Southern states like Telangana, Karnataka, Tamil Nadu, and Andhra Pradesh continue to demonstrate better fiscal discipline and project execution capabilities. These states generally have:

  • Stronger bureaucratic efficiency
  • Better digital monitoring systems
  • Clearer long-term vision documents
  • Higher private sector participation in infrastructure

In contrast, many Hindi belt and eastern states are struggling with implementation even when they have large budgetary allocations.

National Implications of Low Capex Utilization

  1. Slower Economic Growth: Under-utilized Capex means delayed infrastructure, which hurts GDP growth, employment generation, and investor confidence.
  2. Rising Debt Burden: States are borrowing heavily to fund budgets. When this borrowed money is not spent productively, it leads to higher interest payments and future fiscal stress.
  3. Inequality Between States: States with high Capex utilization are pulling ahead in development, while laggards risk falling further behind.
  4. Centre’s Push: The Union Government has been providing interest-free loans specifically for Capex. Low utilization means states are not fully availing this opportunity.
  5. Inflation and Supply Chain Issues: Delayed projects often lead to cost overruns when executed later.

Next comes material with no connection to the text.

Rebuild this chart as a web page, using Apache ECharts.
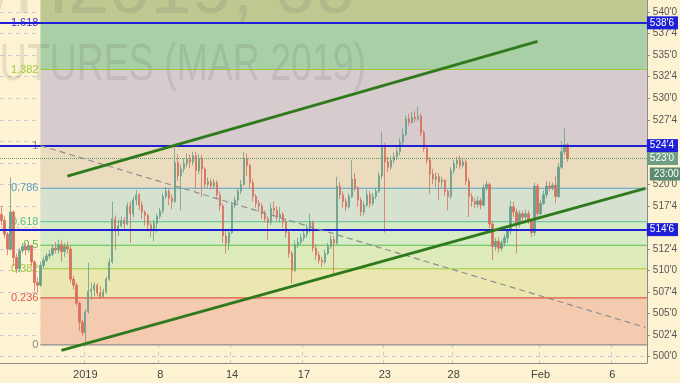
<!DOCTYPE html>
<html><head><meta charset="utf-8">
<script src="https://cdn.jsdelivr.net/npm/echarts@6/dist/echarts.min.js"></script>
<style>html,body{margin:0;padding:0;background:#fdf3d2}#c{width:680px;height:383px}</style>
</head><body><div id="c"></div>
<script>
// ---- data ----
// [open, close, low, high] per 60-min bar
const candles = [
[516.5,515.8,515.2,517.5],[515.8,514.2,513.8,516.3],[514.2,512.5,511.8,514.5],[512.5,516.8,512.3,520.8],
[516.8,511.5,510.5,517.0],[511.5,510.2,509.7,512.0],[510.2,512.3,509.8,512.6],[512.3,512.8,512.0,513.2],
[512.8,512.4,511.8,513.2],[512.4,512.9,512.1,513.4],[512.9,511.0,510.5,513.0],[511.0,508.6,507.6,511.2],
[508.6,508.3,507.4,509.2],[508.3,510.6,508.1,511.0],[510.6,511.2,510.3,511.6],[511.2,511.7,511.0,512.0],
[511.7,511.9,511.4,512.4],[511.9,512.6,511.7,513.0],[512.6,512.4,512.0,513.3],[512.4,513.0,512.0,513.6],
[513.0,512.2,511.0,513.5],[512.2,512.8,511.6,513.2],[512.8,512.5,511.9,513.4],[512.5,509.0,508.6,512.8],
[509.0,508.3,507.8,509.4],[508.3,506.2,505.9,508.6],[506.2,504.0,503.0,506.4],[504.0,502.8,502.4,504.3],
[502.8,505.2,501.4,505.5],[505.2,507.6,505.0,510.9],[507.6,507.8,506.6,508.6],[507.8,508.3,507.0,508.6],
[508.3,507.4,507.0,508.5],[507.4,507.0,506.7,508.2],[507.0,507.5,506.8,507.9],[507.5,509.0,507.3,509.3],
[509.0,511.0,508.8,511.4],[511.0,516.0,510.8,518.0],[516.0,514.6,512.4,516.4],[514.6,515.2,514.0,515.9],
[515.2,515.8,515.0,516.3],[515.8,515.4,514.6,516.2],[515.4,517.5,515.2,517.9],[517.5,516.6,513.2,518.0],
[516.6,518.2,516.2,518.6],[518.2,518.8,517.6,519.3],[518.8,517.6,517.0,519.0],[517.6,516.8,516.0,518.0],
[516.8,516.4,515.2,517.0],[516.4,515.3,514.5,516.6],[515.3,514.6,513.9,515.6],[514.6,515.5,513.4,515.9],
[515.5,516.3,514.4,516.6],[516.3,516.9,516.0,517.3],[516.9,518.6,516.6,519.0],[518.6,519.2,518.3,519.7],
[519.2,518.4,517.6,519.5],[518.4,518.0,517.1,518.8],[518.0,522.5,517.8,524.4],[522.5,521.0,520.4,523.5],
[521.0,521.8,517.0,522.3],[521.8,522.4,521.4,523.0],[522.4,522.9,522.0,523.6],[522.9,522.6,521.9,523.5],
[522.6,523.3,522.2,523.8],[523.3,521.6,519.4,523.8],[521.6,523.0,521.2,523.5],[523.0,521.8,518.5,523.4],
[521.8,520.0,519.6,522.0],[520.0,520.3,519.5,520.8],[520.3,519.8,519.4,520.6],[519.8,520.2,519.5,520.6],
[520.2,518.8,518.4,520.5],[518.8,517.5,516.9,519.2],[517.5,514.0,513.2,517.8],[514.0,513.2,512.0,514.6],
[513.2,514.4,512.4,514.8],[514.4,517.6,514.2,518.0],[517.6,518.2,517.2,518.6],[518.2,519.2,517.8,519.6],
[519.2,520.0,518.9,520.5],[520.0,523.0,519.8,523.8],[523.0,522.2,521.0,523.6],[522.2,520.2,519.6,522.4],
[520.2,518.6,518.0,520.6],[518.6,517.8,517.3,518.9],[517.8,517.5,516.8,518.2],[517.5,516.6,516.0,517.8],
[516.6,516.0,515.6,517.0],[516.0,515.6,513.6,516.3],[515.6,517.2,515.3,517.8],[517.2,517.0,516.5,518.0],
[517.0,516.2,515.8,517.5],[516.2,516.5,515.6,517.4],[516.5,515.6,515.0,516.8],[515.6,514.4,513.8,516.0],
[514.4,512.0,511.5,514.6],[512.0,510.0,508.5,512.3],[510.0,513.0,509.8,513.5],[513.0,513.3,512.6,513.8],
[513.3,513.8,513.0,514.3],[513.8,514.2,513.4,514.6],[514.2,514.9,513.8,515.4],[514.9,515.6,514.4,516.6],
[515.6,512.6,512.2,515.8],[512.6,511.8,511.2,513.0],[511.8,511.2,510.8,512.2],[511.2,511.0,510.4,511.6],
[511.0,512.0,510.7,512.4],[512.0,512.8,511.8,513.2],[512.8,513.6,512.5,514.1],[513.6,513.2,509.5,514.0],
[513.2,519.8,513.0,520.9],[519.8,518.8,518.3,520.3],[518.8,518.0,517.3,519.2],[518.0,517.4,516.9,518.4],
[517.4,518.6,517.2,519.0],[518.6,520.6,518.4,522.8],[520.6,519.6,519.2,521.3],[519.6,518.2,517.4,519.8],
[518.2,516.8,516.3,518.5],[516.8,517.6,516.4,518.0],[517.6,518.8,517.4,519.4],[518.8,517.8,517.3,519.2],
[517.8,518.6,517.5,519.0],[518.6,519.2,518.3,519.6],[519.2,521.0,519.0,521.4],[521.0,524.4,520.6,526.1],
[524.4,522.6,514.4,524.8],[522.6,522.0,521.4,523.2],[522.0,522.8,521.7,523.3],[522.8,523.2,522.4,523.7],
[523.2,523.8,522.8,524.3],[523.8,524.9,523.4,525.4],[524.9,525.8,524.5,526.6],[525.8,527.6,525.6,528.0],
[527.6,527.2,526.8,528.2],[527.2,527.8,527.0,528.4],[527.8,527.6,527.2,528.5],[527.6,527.9,527.3,529.0],
[527.9,526.0,525.6,528.2],[526.0,524.2,523.8,526.3],[524.2,522.8,522.4,524.6],[522.8,521.2,518.9,523.2],
[521.2,520.6,520.0,521.8],[520.6,520.9,519.7,521.4],[520.9,520.3,518.2,521.3],[520.3,520.5,519.6,520.9],
[520.5,519.2,518.7,520.6],[519.2,518.6,517.0,519.4],[518.6,521.6,518.3,522.0],[521.6,522.4,521.2,522.8],
[522.4,522.8,521.9,523.2],[522.8,522.2,521.8,523.3],[522.2,522.6,521.9,523.1],[522.6,520.4,519.9,522.9],
[520.4,518.6,516.2,520.8],[518.6,518.0,517.4,519.0],[518.0,517.7,517.2,518.4],[517.7,518.1,517.3,518.6],
[518.1,517.6,517.1,518.4],[517.6,519.6,517.4,520.0],[519.6,520.0,519.3,520.4],[520.0,515.4,514.9,520.2],
[515.4,512.8,511.2,515.7],[512.8,513.4,512.3,513.8],[513.4,512.6,512.1,513.9],[512.6,513.2,512.2,513.6],
[513.2,513.8,512.8,514.2],[513.8,514.6,513.2,515.0],[514.6,517.4,514.2,518.1],[517.4,516.8,516.2,518.0],
[516.8,515.4,512.0,517.2],[515.4,516.6,515.0,517.0],[516.6,516.2,515.7,517.0],[516.2,516.6,515.8,517.1],
[516.6,515.8,515.4,517.0],[515.8,514.4,513.9,516.0],[514.4,519.8,514.0,520.2],[519.8,516.6,516.2,520.1],
[516.6,517.8,516.4,518.2],[517.8,518.8,517.6,519.3],[518.8,519.8,518.4,520.4],[519.8,519.6,519.2,520.3],
[519.6,519.9,519.3,520.2],[519.9,518.6,517.8,521.0],[518.6,522.0,518.4,522.5],[522.0,523.8,521.8,525.0],
[523.8,524.6,523.4,526.6],[524.6,523.0,522.6,524.8]
];
const totalBars = 216;                       // bars incl. empty future space
const tickIndex = [28, 53, 77, 101, 128, 151, 180, 204];
const tickText  = ['2019', '8', '14', '17', '23', '28', 'Feb', '6'];
const yTicks = [500,502.5,505,507.5,510,512.5,515,517.5,520,522.5,525,527.5,530,532.5,535,537.5,540];
const fibRatios = [0, 0.236, 0.382, 0.5, 0.618, 0.786, 1, 1.382, 1.618];
const fibLabels = ['0', '0.236', '0.382', '0.5', '0.618', '0.786', '1', '1.382', '1.618'];
const fibLow = 501.375, fibHigh = 524.5, fibStartIndex = 13;
const hLines = [538.75, 524.5, 514.75];
const lastPrice = 523.0, lastTime = '23:00';
const upperChannel = [[22, 520.96], [179, 536.6]];
const lowerChannel = [[20, 500.74], [215, 519.53]];
const fibDiagonal = [[13, 524.5], [215, 503.4]];
const watermark1 = 'ZWH2019, 60';
const watermark2 = 'WHEAT FUTURES (MAR 2019)';

// ---- styles ----
const bandColors = ['#f5cbb0','#ebe7b0','#dcebb9','#d6ebc6','#d6e2cf','#ebdcc0','#d6cbcd','#a9cfa6'];
const topBandColor = '#bec992';
const levelColors = ['#8c8c8c','#e0564a','#9dcb3a','#55c04c','#4fc095','#5a9ec8','#8c8c8c','#9dcb3a','#3a3ad0'];
const blue = '#1f1fd8';

function fmt(v) {
  const n = Math.floor(v + 1e-6);
  const e = Math.round((v - n) * 8);
  return n + "'" + e;
}
// axis labels hidden behind the price boxes
const boxPrices = hLines.concat([lastPrice]);
function axisFmt(v) {
  return boxPrices.some(p => Math.abs(p - v) < 1) ? '' : fmt(v);
}

const cats = Array.from({length: totalBars}, (_, i) => String(i));
const chart = echarts.init(document.getElementById('c'));

function renderFib(params, api) {
  const cs = params.coordSys;
  const x0 = api.coord([fibStartIndex, fibLow])[0];
  const x1 = cs.x + cs.width;
  const ys = fibRatios.map(r => api.coord([fibStartIndex, fibLow + r * (fibHigh - fibLow)])[1]);
  const ch = [];
  for (let i = 0; i < fibRatios.length - 1; i++) {
    ch.push({type:'rect', shape:{x:x0, y:ys[i+1], width:x1-x0, height:ys[i]-ys[i+1]}, style:{fill:bandColors[i]}});
  }
  const top = ys[ys.length-1];
  ch.push({type:'rect', shape:{x:x0, y:cs.y, width:x1-x0, height:top-cs.y}, style:{fill:topBandColor}});
  // watermark
  ch.push({type:'text', x:356, y:-7, style:{text:watermark1, x:0, y:0, align:'right', verticalAlign:'middle',
    fill:'rgba(90,90,90,0.14)', font:'74px "Liberation Sans", sans-serif'}});
  ch.push({type:'text', x:366, y:66, scaleX:0.72, style:{text:watermark2, x:0, y:0, align:'right', verticalAlign:'middle',
    fill:'rgba(90,90,90,0.14)', font:'52px "Liberation Sans", sans-serif'}});
  // level lines + labels
  for (let i = 0; i < fibRatios.length; i++) {
    ch.push({type:'line', shape:{x1:x0, y1:ys[i], x2:x1, y2:ys[i]}, style:{stroke:levelColors[i], lineWidth:1.2}});
    ch.push({type:'text', style:{text:fibLabels[i], x:x0-2, y:ys[i], align:'right', verticalAlign:'middle',
      fill:levelColors[i], font:'11px "Liberation Sans", sans-serif'}});
  }
  return {type:'group', children:ch};
}

function renderDrawings(params, api) {
  const ch = [];
  const seg = (pts, style) => {
    const a = api.coord(pts[0]), b = api.coord(pts[1]);
    ch.push({type:'line', shape:{x1:a[0], y1:a[1], x2:b[0], y2:b[1]}, style});
  };
  seg(fibDiagonal, {stroke:'#8e8e8e', lineWidth:1.2, lineDash:[6,4]});
  seg(upperChannel, {stroke:'#2f7a1c', lineWidth:2.8});
  seg(lowerChannel, {stroke:'#2f7a1c', lineWidth:2.8});
  const cs = params.coordSys;
  const yp = api.coord([0, lastPrice])[1];
  ch.push({type:'text', style:{text:lastTime, x:cs.x+cs.width+3, y:yp+9, align:'left', verticalAlign:'top',
    fill:'#fff', backgroundColor:'#5d8b72', padding:[2,4,1,4], font:'10px "Liberation Sans", sans-serif'}});
  return {type:'group', children:ch};
}

const gridLine = {color:'rgba(140,140,210,0.4)', type:[4,4], width:1};
const mlLabel = (bg) => ({show:true, position:'end', distance:0, formatter:(p)=>fmt(p.value), color:'#fff',
  backgroundColor:bg, padding:[2,4,1,3], fontSize:10, fontFamily:'Liberation Sans'});

chart.setOption({
  backgroundColor:'#fdf3d2',
  animation:false,
  grid:{left:0, right:32, top:0, bottom:20},
  xAxis:{type:'category', data:cats, boundaryGap:true,
    axisLine:{lineStyle:{color:'#8a8a8a'}},
    axisTick:{alignWithLabel:true, interval:(i)=>tickIndex.includes(i), length:4, lineStyle:{color:'#8a8a8a'}},
    axisLabel:{interval:(i)=>tickIndex.includes(i), formatter:(v,i)=>tickText[tickIndex.indexOf(i)] || '',
      color:'#444', fontSize:11, margin:6, fontFamily:'Liberation Sans'},
    splitLine:{show:true, interval:(i)=>tickIndex.includes(i), lineStyle:gridLine}
  },
  yAxis:{type:'value', position:'right', min:499.27, max:541.4,
    axisLine:{show:true, lineStyle:{color:'#8a8a8a'}},
    axisTick:{show:true, customValues:yTicks, length:3, lineStyle:{color:'#8a8a8a'}},
    axisLabel:{customValues:yTicks, formatter:axisFmt, color:'#555', fontSize:10, margin:6, fontFamily:'Liberation Sans'},
    splitLine:{show:true, lineStyle:gridLine}
  },
  series:[
    {type:'custom', z:1, silent:true, renderItem:renderFib, data:[[0, 510]], encode:{x:0, y:1}},
    {type:'candlestick', z:2, data:candles.map(c=>[c[0], c[1], c[2], c[3]]), barWidth:1.8,
      itemStyle:{color:'#6b9e8c', color0:'#d8705c', borderColor:'#6b9e8c', borderColor0:'#d8705c', borderWidth:0.8},
      markLine:{silent:true, symbol:['none','none'], animation:false,
        data:[
          ...hLines.map(v=>({yAxis:v, lineStyle:{color:blue, width:2, type:'solid'}, label:mlLabel(blue)})),
          {yAxis:lastPrice, lineStyle:{color:'#5d9a73', width:1, type:'dotted'}, label:mlLabel('#6f9e84')}
        ]}
    },
    {type:'custom', z:5, silent:true, renderItem:renderDrawings, data:[[0, 510]], encode:{x:0, y:1}, clip:false}
  ]
});
</script></body></html>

Challenges Faced by States in Capex Execution

  • Bureaucratic red tape
  • Shortage of skilled manpower for project monitoring
  • Election-year populism shifting focus to freebies
  • Land acquisition and environmental clearance delays
  • Poor coordination between departments
  • Corruption and leakages in some cases

Way Forward: How States Can Improve Capex Utilization

  1. Single Window Clearance Systems for faster approvals
  2. Real-time Digital Monitoring dashboards (like Telangana model)
  3. Public-Private Partnerships (PPP) to bring efficiency
  4. Capacity Building of officials
  5. Outcome-based Budgeting instead of input-based
  6. Strict penal provisions for delays in project completion
  7. Focus on Priority Sectors — roads, power, water, and education

Conclusion: From Allocation to Actual Development

The data for FY 2025-26 clearly shows that budget size alone is not enough. What matters ultimately is how effectively the money is spent on capital assets. States like Telangana and Karnataka are setting examples by not just allocating funds but ensuring their timely and efficient utilization.

For Rajasthan and other lagging states, this is a wake-up call. The coming months (and the next financial year 2026-27) must focus on improving execution capabilities, reducing delays, and prioritizing quality infrastructure development.

India’s dream of becoming a developed nation by 2047 heavily depends on how well its states perform on capital expenditure. Efficient spending today will determine the quality of life and economic opportunities for the next generation.

The gap between announcement and actual development must be bridged urgently.